The film makes the bold decision to feature advocates for what is termed “gun rights,” including Robert Pincus, executive director of a group called the Personal Defense Network, and David Keene, a former NRA president. They are allowed to make their points with conviction and eloquence. We may be disturbed by their defenses of the NRA, and indeed by their versions of history, but the film suggests that hearing them is part of what progress will require.
Ehrlich is quick to point out that, certainly, not all NRA members are extremists. “A small number are vocal and political,” he says. “Many other members are not like this. Most are not radical. They got a membership to join a range, or for a discount. It’s a small group taking up all the oxygen—and showing up, at the polls, in the streets. There has to be an answer on the other side.”
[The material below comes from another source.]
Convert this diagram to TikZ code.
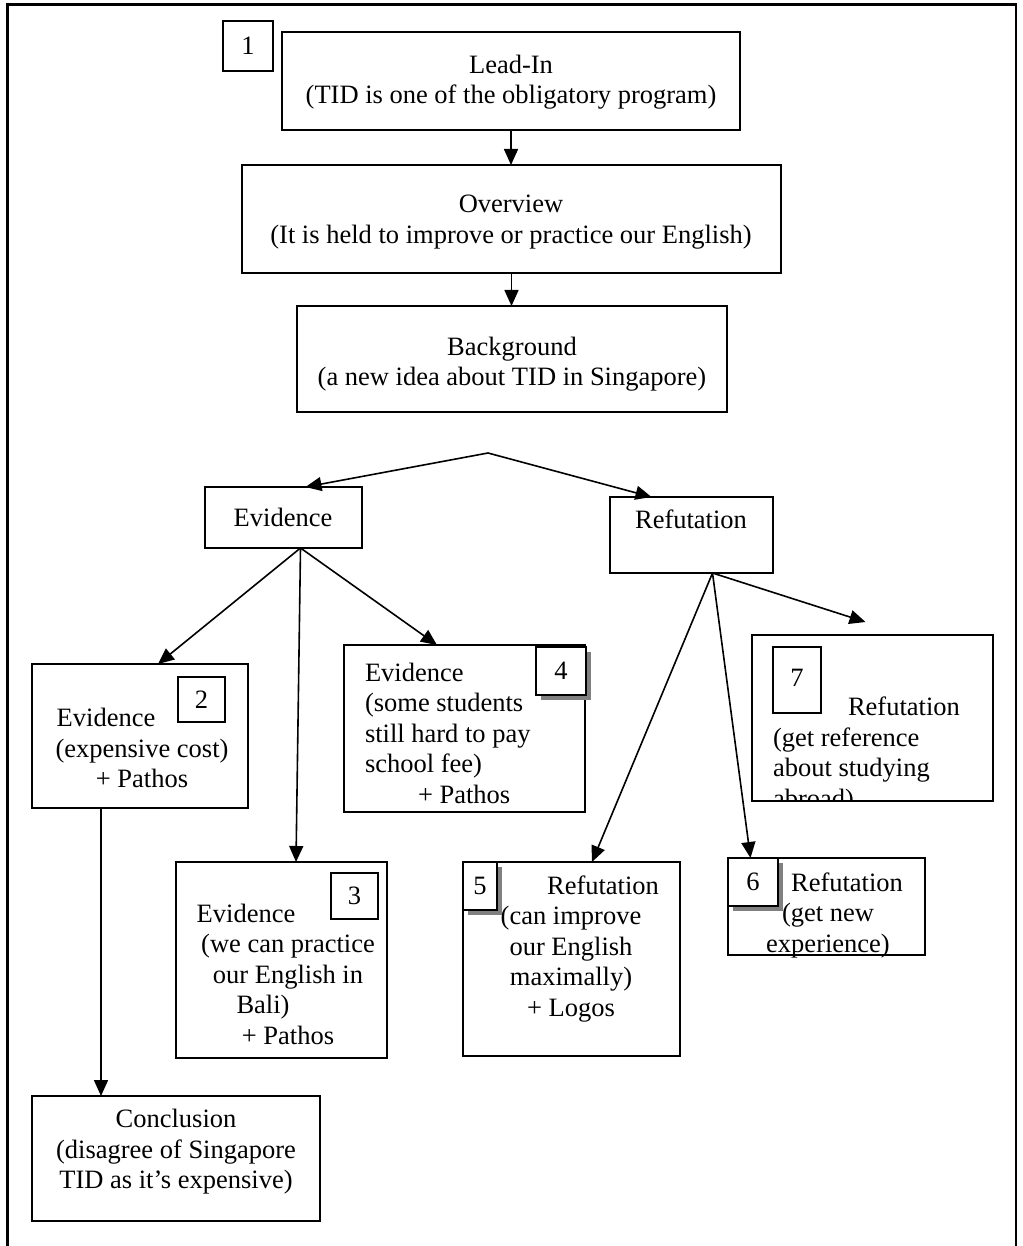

“As Clinton says in the film,” Ehrlich recounts, “opinion polls don’t matter—it’s how you vote. It doesn’t matter unless you act. It’s a simple lesson but one we all need to hear: You need to be doing something around the issue. There are different ways to approach this and to take a stand, but it’s something we all need to address.”
The director was surprised by some of what he learned in making the film. “Harlan Carter was a revelation to me,” he says. “This country is so enmeshed and entangled with race, and it was important to look at that personal history. He was someone who murdered a fifteen-year-old. It’s important to understand those roots.”
Ehrlich, an Emmy award winner who has built his career around social justice, is clear-eyed but hopeful about the potential effects of films like the one he’s just made.
“The reason I make films is the idea that they can be powerful and have an impact,” he says. “There are films that have changed the way I think, and I believe films can spark change. We know that issues such as racism are deeply entrenched. It would be naive to say a film will solve them. But I hope it will begin to spark dialog and a reframing of the conversation.”